A professionally structured NDA for US businesses, entrepreneurs, and professionals. Choose unilateral or mutual, fill in your details, and download a professional PDF in minutes.
A non-disclosure agreement (NDA), also called a confidentiality agreement, is a legally binding contract that prevents one or both parties from sharing confidential information with outside parties. When you share sensitive business information with a potential partner, investor, contractor, or employee, an NDA creates legal consequences if that information is misused or disclosed.
There are two main forms. A unilateral NDA is one-way: only one party shares information and only the receiving party is bound to protect it. This is the standard choice when onboarding a contractor, consultant, or prospective hire. A mutual NDA binds both parties equally, making it appropriate for partnerships, joint ventures, and acquisition discussions where both sides share sensitive data.
In the United States, NDAs are governed by state contract law alongside federal statutes such as the Defend Trade Secrets Act (DTSA). A well-drafted NDA clearly defines what counts as confidential information, how long the obligation lasts, and what remedies are available if the agreement is breached.

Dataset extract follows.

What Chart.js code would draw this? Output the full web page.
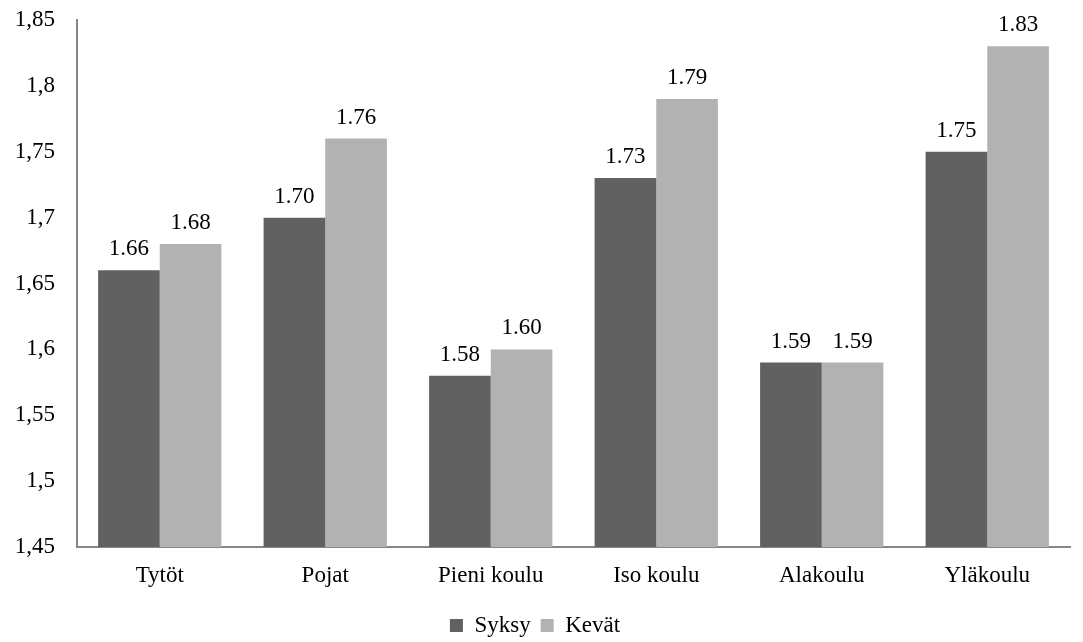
<!DOCTYPE html>
<html>
<head>
<meta charset="utf-8">
<script src="https://cdn.jsdelivr.net/npm/chart.js@4/dist/chart.umd.min.js"></script>
<style>
  html, body { margin: 0; padding: 0; background: #ffffff; }
  #wrap { width: 1083px; height: 642px; }
</style>
</head>
<body>
<div id="wrap"><canvas id="c" width="1083" height="642"></canvas></div>
<script>
const categories = ['Tytöt', 'Pojat', 'Pieni koulu', 'Iso koulu', 'Alakoulu', 'Yläkoulu'];
const syksy = [1.66, 1.70, 1.58, 1.73, 1.59, 1.75];
const kevat = [1.68, 1.76, 1.60, 1.79, 1.59, 1.83];
const seriesNames = ['Syksy', 'Kevät'];
const yMin = 1.45, yMax = 1.85, yStep = 0.05;

const FONT = '"Liberation Serif", "Times New Roman", serif';
const FS = 23;

// Writes each bar's value above it
const valueLabels = {
  id: 'valueLabels',
  afterDatasetsDraw(chart) {
    const ctx = chart.ctx;
    ctx.save();
    ctx.font = FS + 'px ' + FONT;
    ctx.fillStyle = '#000';
    ctx.textAlign = 'center';
    ctx.textBaseline = 'alphabetic';
    chart.data.datasets.forEach((ds, i) => {
      chart.getDatasetMeta(i).data.forEach((bar, j) => {
        ctx.fillText(ds.data[j].toFixed(2), bar.x, bar.y - 15);
      });
    });
    ctx.restore();
  }
};

new Chart(document.getElementById('c'), {
  type: 'bar',
  data: {
    labels: categories,
    datasets: [
      { label: seriesNames[0], data: syksy, backgroundColor: '#616161' },
      { label: seriesNames[1], data: kevat, backgroundColor: '#b2b2b2' }
    ]
  },
  options: {
    responsive: false,
    animation: false,
    devicePixelRatio: 1,
    layout: { padding: { top: 20, right: 13, left: 0, bottom: 0 } },
    categoryPercentage: 0.745,
    barPercentage: 1.0,
    plugins: {
      legend: {
        position: 'bottom',
        maxHeight: 38,
        labels: {
          font: { family: FONT, size: FS },
          color: '#000',
          boxWidth: 13,
          boxHeight: 13,
          padding: 10
        }
      },
      tooltip: { enabled: false }
    },
    scales: {
      x: {
        grid: { display: false, drawTicks: false },
        border: { display: true, color: '#868686', width: 2 },
        ticks: { font: { family: FONT, size: FS }, color: '#000', padding: 15 },
        afterFit(scale) { scale.height = 57; }
      },
      y: {
        min: yMin,
        max: yMax,
        grid: { display: false, drawTicks: false },
        border: { display: true, color: '#868686', width: 2 },
        ticks: {
          stepSize: yStep,
          font: { family: FONT, size: FS },
          color: '#000',
          padding: 22,
          callback: (v) => String(Math.round(v * 100) / 100).replace('.', ',')
        },
        afterFit(scale) {
          scale.width = 77;
          scale.paddingTop = 0;
          scale.paddingBottom = 0;
        }
      }
    }
  },
  plugins: [valueLabels]
});
</script>
</body>
</html>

Doxuno's NDA template includes all core clauses required for US enforceability, plus expert sections for stronger protection in complex business situations.
No legal background needed. Doxuno's template walks you through every section in a few minutes.

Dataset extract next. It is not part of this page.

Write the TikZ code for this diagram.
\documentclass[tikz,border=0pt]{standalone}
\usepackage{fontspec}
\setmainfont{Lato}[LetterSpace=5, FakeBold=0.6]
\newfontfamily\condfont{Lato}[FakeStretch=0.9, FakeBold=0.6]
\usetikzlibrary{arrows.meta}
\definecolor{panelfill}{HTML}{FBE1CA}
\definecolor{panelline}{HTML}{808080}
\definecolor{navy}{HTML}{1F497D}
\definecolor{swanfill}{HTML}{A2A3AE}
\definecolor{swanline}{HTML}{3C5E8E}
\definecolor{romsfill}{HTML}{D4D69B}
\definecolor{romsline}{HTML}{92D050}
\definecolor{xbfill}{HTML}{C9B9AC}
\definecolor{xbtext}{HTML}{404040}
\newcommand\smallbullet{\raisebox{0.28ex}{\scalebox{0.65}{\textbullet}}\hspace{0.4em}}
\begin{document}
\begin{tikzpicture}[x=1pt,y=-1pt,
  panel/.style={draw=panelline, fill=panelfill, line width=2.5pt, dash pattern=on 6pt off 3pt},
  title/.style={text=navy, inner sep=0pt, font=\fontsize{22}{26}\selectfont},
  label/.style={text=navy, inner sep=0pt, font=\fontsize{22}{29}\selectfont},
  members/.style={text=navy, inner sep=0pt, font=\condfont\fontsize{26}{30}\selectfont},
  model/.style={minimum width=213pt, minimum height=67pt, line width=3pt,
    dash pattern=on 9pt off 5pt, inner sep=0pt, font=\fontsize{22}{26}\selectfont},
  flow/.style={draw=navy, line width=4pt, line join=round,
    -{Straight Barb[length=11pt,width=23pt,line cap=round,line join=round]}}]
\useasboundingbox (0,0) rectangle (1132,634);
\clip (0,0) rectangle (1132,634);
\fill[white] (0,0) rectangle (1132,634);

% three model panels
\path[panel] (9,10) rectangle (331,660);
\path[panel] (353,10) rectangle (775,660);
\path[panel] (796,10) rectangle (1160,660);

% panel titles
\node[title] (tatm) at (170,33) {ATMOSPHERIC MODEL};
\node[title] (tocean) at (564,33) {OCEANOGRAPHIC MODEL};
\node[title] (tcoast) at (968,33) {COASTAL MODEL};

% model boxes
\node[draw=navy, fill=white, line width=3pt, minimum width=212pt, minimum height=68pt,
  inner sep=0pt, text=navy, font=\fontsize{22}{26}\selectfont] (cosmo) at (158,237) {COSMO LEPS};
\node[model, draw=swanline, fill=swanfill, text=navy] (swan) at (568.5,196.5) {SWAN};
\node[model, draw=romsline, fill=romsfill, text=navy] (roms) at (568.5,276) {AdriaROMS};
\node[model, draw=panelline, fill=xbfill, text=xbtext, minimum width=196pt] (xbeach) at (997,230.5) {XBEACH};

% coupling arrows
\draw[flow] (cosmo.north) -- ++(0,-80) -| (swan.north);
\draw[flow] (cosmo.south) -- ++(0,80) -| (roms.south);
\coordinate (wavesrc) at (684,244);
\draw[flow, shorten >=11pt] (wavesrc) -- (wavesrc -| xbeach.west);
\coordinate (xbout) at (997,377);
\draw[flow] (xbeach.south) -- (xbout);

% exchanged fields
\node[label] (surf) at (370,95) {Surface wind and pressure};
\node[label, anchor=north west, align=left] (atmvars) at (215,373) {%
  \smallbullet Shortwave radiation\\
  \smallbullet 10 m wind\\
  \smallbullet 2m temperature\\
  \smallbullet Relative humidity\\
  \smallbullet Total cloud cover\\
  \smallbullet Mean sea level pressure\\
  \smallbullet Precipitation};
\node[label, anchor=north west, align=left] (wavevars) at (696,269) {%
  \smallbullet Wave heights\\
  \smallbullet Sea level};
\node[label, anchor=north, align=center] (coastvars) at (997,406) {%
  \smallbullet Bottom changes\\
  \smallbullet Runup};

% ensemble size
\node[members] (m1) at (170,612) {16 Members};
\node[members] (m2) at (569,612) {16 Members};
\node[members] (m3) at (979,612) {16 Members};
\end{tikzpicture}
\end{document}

While this template is designed to be valid across all US states, there are several legal considerations worth understanding before you sign, particularly if parties are based in specific states.
Important: This template is provided for informational purposes and does not constitute legal advice. For high-stakes transactions, complex employment situations, or if you are unsure about your state's specific requirements, consult a licensed attorney in your jurisdiction.

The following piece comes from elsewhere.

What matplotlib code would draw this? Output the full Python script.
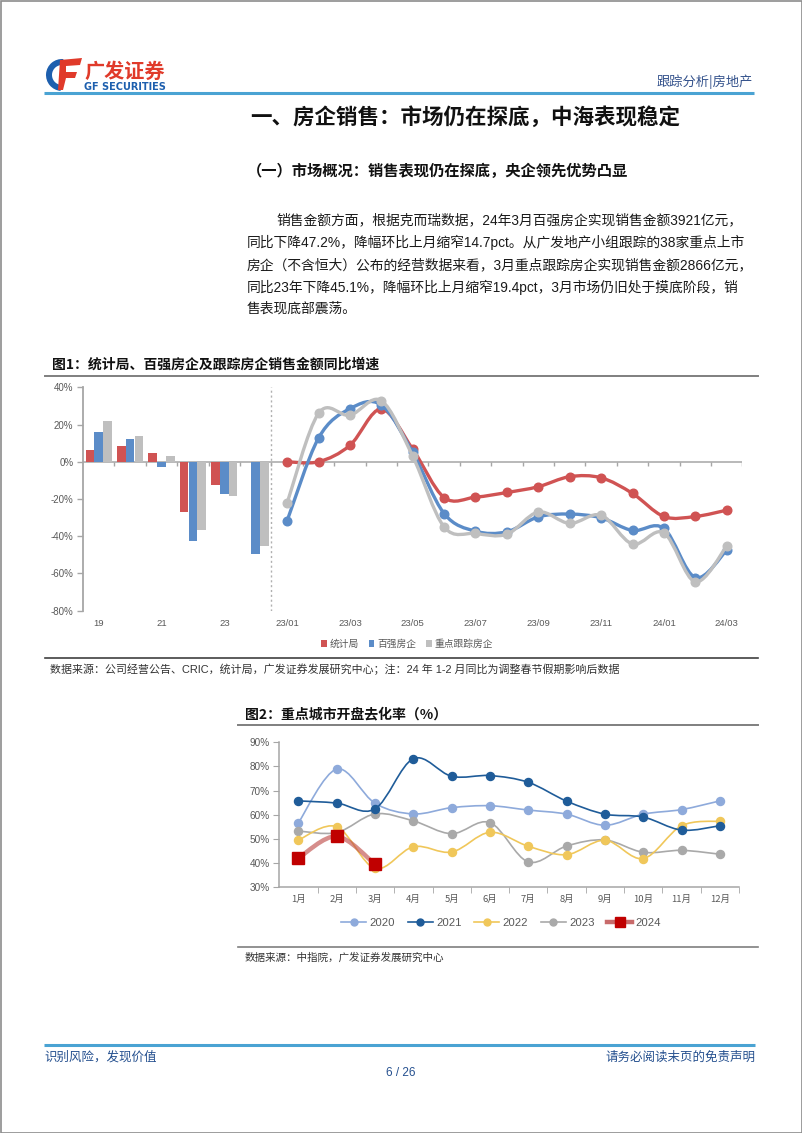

Reviewed by legal professionals. The content on this page and the template clauses have been reviewed by licensed attorneys in the United States to ensure accuracy and legal soundness for standard business confidentiality situations.
NDAs protecting genuine business information are enforceable in California. However, California does not enforce non-compete clauses, and employee NDAs face additional restrictions under California Labor Code Section 925 and related statutes. If one party is based in California, pay close attention to the governing law clause and avoid including non-compete language in the NDA.
The DTSA (18 U.S.C. § 1836) is a federal law that gives trade secret owners a private right of action in federal court. For the DTSA's attorney's fee and exemplary damages provisions to apply, the NDA must include a specific whistleblower immunity notice. This template includes that notice as an optional expert clause.
Courts in some states have refused to enforce NDAs with no defined end date for general confidential information, finding them overly broad. Best practice is to set a fixed term (one to five years) for general information while including a separate trade secret carve-out that extends the obligation indefinitely for actual trade secrets.
Delaware is a common choice for the governing law in business NDAs because Delaware courts have extensive experience with commercial contracts and generally enforce well-drafted confidentiality agreements predictably. Many US corporations are incorporated in Delaware for this reason.